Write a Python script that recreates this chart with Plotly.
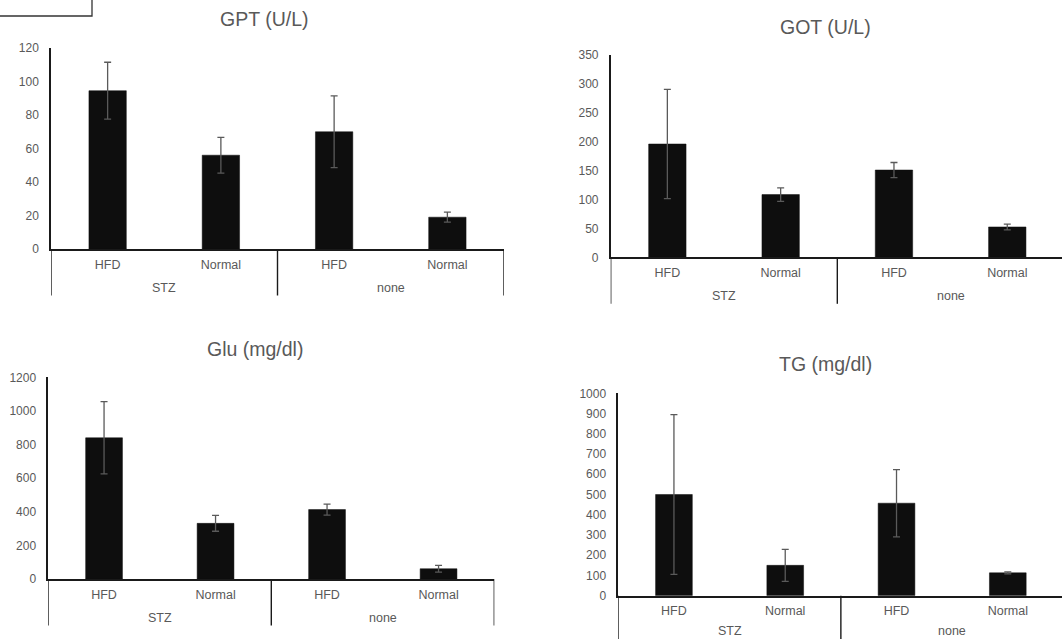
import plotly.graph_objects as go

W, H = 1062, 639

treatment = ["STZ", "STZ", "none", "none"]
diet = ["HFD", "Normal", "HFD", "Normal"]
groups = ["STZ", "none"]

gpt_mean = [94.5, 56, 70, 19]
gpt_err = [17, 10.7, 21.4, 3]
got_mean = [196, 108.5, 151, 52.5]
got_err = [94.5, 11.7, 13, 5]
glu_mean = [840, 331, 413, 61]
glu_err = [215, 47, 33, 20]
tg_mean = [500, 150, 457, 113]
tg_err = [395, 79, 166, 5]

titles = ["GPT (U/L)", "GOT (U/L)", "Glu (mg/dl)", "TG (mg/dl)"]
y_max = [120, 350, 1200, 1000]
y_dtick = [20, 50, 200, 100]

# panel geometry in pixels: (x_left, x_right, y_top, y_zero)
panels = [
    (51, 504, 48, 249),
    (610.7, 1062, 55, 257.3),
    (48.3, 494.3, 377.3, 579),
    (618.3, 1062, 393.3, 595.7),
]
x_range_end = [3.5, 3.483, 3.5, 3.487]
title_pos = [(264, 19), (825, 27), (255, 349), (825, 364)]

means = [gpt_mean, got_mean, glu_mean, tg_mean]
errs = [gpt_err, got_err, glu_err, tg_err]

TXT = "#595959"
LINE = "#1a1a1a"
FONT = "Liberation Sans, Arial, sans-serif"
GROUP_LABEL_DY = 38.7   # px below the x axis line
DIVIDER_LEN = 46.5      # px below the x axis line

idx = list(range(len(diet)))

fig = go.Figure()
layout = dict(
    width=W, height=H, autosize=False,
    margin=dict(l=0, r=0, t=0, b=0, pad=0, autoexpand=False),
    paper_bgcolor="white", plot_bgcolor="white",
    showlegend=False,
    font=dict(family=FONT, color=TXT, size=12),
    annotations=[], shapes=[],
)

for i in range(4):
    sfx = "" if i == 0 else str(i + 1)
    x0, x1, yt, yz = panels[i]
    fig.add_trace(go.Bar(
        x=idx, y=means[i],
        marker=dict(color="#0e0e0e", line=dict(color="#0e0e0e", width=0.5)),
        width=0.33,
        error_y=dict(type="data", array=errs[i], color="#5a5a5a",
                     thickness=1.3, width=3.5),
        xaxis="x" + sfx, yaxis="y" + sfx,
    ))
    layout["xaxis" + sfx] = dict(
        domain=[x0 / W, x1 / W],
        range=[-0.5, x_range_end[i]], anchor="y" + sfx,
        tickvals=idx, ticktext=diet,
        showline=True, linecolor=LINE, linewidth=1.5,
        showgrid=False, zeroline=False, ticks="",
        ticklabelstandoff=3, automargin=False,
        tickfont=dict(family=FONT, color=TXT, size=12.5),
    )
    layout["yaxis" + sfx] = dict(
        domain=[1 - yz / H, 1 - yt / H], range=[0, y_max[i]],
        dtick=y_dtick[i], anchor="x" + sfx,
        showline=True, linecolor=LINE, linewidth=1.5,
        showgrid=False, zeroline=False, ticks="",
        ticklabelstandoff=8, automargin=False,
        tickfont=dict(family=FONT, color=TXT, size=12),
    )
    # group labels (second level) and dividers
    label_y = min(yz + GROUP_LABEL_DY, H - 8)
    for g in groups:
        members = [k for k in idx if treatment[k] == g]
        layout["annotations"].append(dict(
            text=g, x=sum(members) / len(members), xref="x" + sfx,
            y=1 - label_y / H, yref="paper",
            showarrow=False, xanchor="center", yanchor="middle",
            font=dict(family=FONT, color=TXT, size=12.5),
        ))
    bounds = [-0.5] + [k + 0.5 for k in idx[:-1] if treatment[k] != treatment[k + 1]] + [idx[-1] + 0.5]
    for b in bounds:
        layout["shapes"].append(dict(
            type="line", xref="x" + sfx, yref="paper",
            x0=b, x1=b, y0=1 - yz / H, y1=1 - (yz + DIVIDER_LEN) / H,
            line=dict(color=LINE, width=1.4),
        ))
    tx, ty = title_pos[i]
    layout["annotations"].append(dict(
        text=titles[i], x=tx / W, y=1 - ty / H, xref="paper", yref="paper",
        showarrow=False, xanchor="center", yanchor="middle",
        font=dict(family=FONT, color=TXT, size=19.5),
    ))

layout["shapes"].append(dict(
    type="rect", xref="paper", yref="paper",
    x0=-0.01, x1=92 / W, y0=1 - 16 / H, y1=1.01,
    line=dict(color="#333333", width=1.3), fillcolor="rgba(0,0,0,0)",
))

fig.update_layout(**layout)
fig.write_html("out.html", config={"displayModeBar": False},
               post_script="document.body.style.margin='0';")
- - -
- **Direction**
Without the pictures, copy the material exactly as given.

- **Result**
Write a Python script that recreates this chart with Plotly.
import plotly.graph_objects as go

W, H = 1062, 639

treatment = ["STZ", "STZ", "none", "none"]
diet = ["HFD", "Normal", "HFD", "Normal"]
groups = ["STZ", "none"]

gpt_mean = [94.5, 56, 70, 19]
gpt_err = [17, 10.7, 21.4, 3]
got_mean = [196, 108.5, 151, 52.5]
got_err = [94.5, 11.7, 13, 5]
glu_mean = [840, 331, 413, 61]
glu_err = [215, 47, 33, 20]
tg_mean = [500, 150, 457, 113]
tg_err = [395, 79, 166, 5]

titles = ["GPT (U/L)", "GOT (U/L)", "Glu (mg/dl)", "TG (mg/dl)"]
y_max = [120, 350, 1200, 1000]
y_dtick = [20, 50, 200, 100]

# panel geometry in pixels: (x_left, x_right, y_top, y_zero)
panels = [
    (51, 504, 48, 249),
    (610.7, 1062, 55, 257.3),
    (48.3, 494.3, 377.3, 579),
    (618.3, 1062, 393.3, 595.7),
]
x_range_end = [3.5, 3.483, 3.5, 3.487]
title_pos = [(264, 19), (825, 27), (255, 349), (825, 364)]

means = [gpt_mean, got_mean, glu_mean, tg_mean]
errs = [gpt_err, got_err, glu_err, tg_err]

TXT = "#595959"
LINE = "#1a1a1a"
FONT = "Liberation Sans, Arial, sans-serif"
GROUP_LABEL_DY = 38.7   # px below the x axis line
DIVIDER_LEN = 46.5      # px below the x axis line

idx = list(range(len(diet)))

fig = go.Figure()
layout = dict(
    width=W, height=H, autosize=False,
    margin=dict(l=0, r=0, t=0, b=0, pad=0, autoexpand=False),
    paper_bgcolor="white", plot_bgcolor="white",
    showlegend=False,
    font=dict(family=FONT, color=TXT, size=12),
    annotations=[], shapes=[],
)

for i in range(4):
    sfx = "" if i == 0 else str(i + 1)
    x0, x1, yt, yz = panels[i]
    fig.add_trace(go.Bar(
        x=idx, y=means[i],
        marker=dict(color="#0e0e0e", line=dict(color="#0e0e0e", width=0.5)),
        width=0.33,
        error_y=dict(type="data", array=errs[i], color="#5a5a5a",
                     thickness=1.3, width=3.5),
        xaxis="x" + sfx, yaxis="y" + sfx,
    ))
    layout["xaxis" + sfx] = dict(
        domain=[x0 / W, x1 / W],
        range=[-0.5, x_range_end[i]], anchor="y" + sfx,
        tickvals=idx, ticktext=diet,
        showline=True, linecolor=LINE, linewidth=1.5,
        showgrid=False, zeroline=False, ticks="",
        ticklabelstandoff=3, automargin=False,
        tickfont=dict(family=FONT, color=TXT, size=12.5),
    )
    layout["yaxis" + sfx] = dict(
        domain=[1 - yz / H, 1 - yt / H], range=[0, y_max[i]],
        dtick=y_dtick[i], anchor="x" + sfx,
        showline=True, linecolor=LINE, linewidth=1.5,
        showgrid=False, zeroline=False, ticks="",
        ticklabelstandoff=8, automargin=False,
        tickfont=dict(family=FONT, color=TXT, size=12),
    )
    # group labels (second level) and dividers
    label_y = min(yz + GROUP_LABEL_DY, H - 8)
    for g in groups:
        members = [k for k in idx if treatment[k] == g]
        layout["annotations"].append(dict(
            text=g, x=sum(members) / len(members), xref="x" + sfx,
            y=1 - label_y / H, yref="paper",
            showarrow=False, xanchor="center", yanchor="middle",
            font=dict(family=FONT, color=TXT, size=12.5),
        ))
    bounds = [-0.5] + [k + 0.5 for k in idx[:-1] if treatment[k] != treatment[k + 1]] + [idx[-1] + 0.5]
    for b in bounds:
        layout["shapes"].append(dict(
            type="line", xref="x" + sfx, yref="paper",
            x0=b, x1=b, y0=1 - yz / H, y1=1 - (yz + DIVIDER_LEN) / H,
            line=dict(color=LINE, width=1.4),
        ))
    tx, ty = title_pos[i]
    layout["annotations"].append(dict(
        text=titles[i], x=tx / W, y=1 - ty / H, xref="paper", yref="paper",
        showarrow=False, xanchor="center", yanchor="middle",
        font=dict(family=FONT, color=TXT, size=19.5),
    ))

layout["shapes"].append(dict(
    type="rect", xref="paper", yref="paper",
    x0=-0.01, x1=92 / W, y0=1 - 16 / H, y1=1.01,
    line=dict(color="#333333", width=1.3), fillcolor="rgba(0,0,0,0)",
))

fig.update_layout(**layout)
fig.write_html("out.html", config={"displayModeBar": False},
               post_script="document.body.style.margin='0';")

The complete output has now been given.